>> Start
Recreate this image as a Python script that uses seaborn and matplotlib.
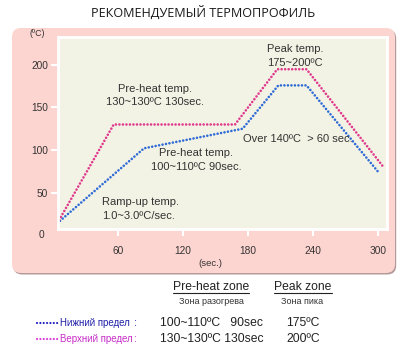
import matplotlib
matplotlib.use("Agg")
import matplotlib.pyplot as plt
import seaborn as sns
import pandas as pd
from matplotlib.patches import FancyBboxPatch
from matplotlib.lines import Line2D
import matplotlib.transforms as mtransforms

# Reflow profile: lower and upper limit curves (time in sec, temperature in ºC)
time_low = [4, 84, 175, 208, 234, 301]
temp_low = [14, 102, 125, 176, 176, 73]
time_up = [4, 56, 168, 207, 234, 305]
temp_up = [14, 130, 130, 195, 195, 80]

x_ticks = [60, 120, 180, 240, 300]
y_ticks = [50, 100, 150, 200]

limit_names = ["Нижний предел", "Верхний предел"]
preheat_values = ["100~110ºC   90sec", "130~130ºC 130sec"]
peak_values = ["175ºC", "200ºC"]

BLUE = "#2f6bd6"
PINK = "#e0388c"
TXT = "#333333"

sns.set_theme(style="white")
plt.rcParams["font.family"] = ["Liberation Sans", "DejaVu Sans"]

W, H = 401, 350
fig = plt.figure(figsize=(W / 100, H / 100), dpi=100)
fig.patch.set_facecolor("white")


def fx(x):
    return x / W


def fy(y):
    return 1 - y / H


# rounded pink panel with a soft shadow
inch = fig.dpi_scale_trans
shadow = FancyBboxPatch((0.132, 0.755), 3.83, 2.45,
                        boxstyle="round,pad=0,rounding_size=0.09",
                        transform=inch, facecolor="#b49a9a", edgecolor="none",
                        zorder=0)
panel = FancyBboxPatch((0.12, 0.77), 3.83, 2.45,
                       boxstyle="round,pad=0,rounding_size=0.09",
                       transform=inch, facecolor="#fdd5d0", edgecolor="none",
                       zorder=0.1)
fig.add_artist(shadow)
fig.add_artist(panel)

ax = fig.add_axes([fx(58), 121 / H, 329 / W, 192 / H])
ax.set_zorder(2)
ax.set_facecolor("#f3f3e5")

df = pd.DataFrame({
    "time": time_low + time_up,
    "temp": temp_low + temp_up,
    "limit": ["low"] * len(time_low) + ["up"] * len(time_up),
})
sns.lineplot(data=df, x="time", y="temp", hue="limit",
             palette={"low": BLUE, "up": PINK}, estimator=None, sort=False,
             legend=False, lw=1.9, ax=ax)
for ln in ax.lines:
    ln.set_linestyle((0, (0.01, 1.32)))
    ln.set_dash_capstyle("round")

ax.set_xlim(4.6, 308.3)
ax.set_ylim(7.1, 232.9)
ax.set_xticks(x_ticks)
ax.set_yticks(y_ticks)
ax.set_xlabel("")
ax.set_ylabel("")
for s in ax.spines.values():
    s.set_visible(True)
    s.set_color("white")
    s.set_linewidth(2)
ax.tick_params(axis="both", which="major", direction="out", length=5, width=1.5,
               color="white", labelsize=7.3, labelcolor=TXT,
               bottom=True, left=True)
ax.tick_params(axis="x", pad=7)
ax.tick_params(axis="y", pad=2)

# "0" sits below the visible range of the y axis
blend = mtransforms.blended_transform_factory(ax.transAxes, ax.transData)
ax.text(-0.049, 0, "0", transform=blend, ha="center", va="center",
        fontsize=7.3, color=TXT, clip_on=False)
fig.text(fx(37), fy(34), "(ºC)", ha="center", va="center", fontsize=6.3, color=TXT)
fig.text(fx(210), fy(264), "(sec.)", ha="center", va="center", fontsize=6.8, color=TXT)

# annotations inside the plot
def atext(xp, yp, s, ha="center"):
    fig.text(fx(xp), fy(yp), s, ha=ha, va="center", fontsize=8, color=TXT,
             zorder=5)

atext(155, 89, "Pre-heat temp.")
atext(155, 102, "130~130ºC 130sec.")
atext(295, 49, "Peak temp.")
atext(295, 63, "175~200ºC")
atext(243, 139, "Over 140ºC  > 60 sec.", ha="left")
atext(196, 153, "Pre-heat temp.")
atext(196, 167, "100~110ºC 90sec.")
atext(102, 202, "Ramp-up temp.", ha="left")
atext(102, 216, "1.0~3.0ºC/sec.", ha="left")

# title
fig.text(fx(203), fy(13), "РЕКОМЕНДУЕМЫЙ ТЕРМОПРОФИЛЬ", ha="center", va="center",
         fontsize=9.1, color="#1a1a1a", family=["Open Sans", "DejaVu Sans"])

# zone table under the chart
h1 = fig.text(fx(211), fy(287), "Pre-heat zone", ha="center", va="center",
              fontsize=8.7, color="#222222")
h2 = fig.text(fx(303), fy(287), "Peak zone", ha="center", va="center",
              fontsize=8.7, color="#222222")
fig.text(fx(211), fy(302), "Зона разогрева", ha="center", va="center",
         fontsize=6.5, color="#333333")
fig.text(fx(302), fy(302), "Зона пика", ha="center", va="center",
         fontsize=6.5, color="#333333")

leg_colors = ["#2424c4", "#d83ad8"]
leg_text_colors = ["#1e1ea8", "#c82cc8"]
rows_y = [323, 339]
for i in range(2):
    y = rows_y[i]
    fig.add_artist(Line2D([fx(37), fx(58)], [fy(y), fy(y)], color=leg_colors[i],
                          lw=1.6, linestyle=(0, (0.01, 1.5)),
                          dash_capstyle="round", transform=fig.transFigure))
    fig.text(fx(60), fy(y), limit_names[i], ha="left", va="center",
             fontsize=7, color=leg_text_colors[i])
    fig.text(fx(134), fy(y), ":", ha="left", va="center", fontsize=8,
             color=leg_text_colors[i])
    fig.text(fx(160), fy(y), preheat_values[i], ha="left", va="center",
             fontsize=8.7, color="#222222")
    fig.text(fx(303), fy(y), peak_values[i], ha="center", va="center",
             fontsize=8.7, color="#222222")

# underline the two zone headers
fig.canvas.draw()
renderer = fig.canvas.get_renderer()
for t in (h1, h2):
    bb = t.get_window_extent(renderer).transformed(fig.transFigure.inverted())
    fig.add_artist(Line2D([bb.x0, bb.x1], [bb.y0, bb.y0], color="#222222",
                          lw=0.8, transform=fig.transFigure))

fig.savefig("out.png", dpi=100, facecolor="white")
>> End
EXERCISE GOAL> Your task is to return the lines above, from the first one up to and including the line containing "import matplotlib.transforms as mtransforms", minus any pictures.

RESPONSE TO THE TASK>
Recreate this image as a Python script that uses seaborn and matplotlib.
import matplotlib
matplotlib.use("Agg")
import matplotlib.pyplot as plt
import seaborn as sns
import pandas as pd
from matplotlib.patches import FancyBboxPatch
from matplotlib.lines import Line2D
import matplotlib.transforms as mtransforms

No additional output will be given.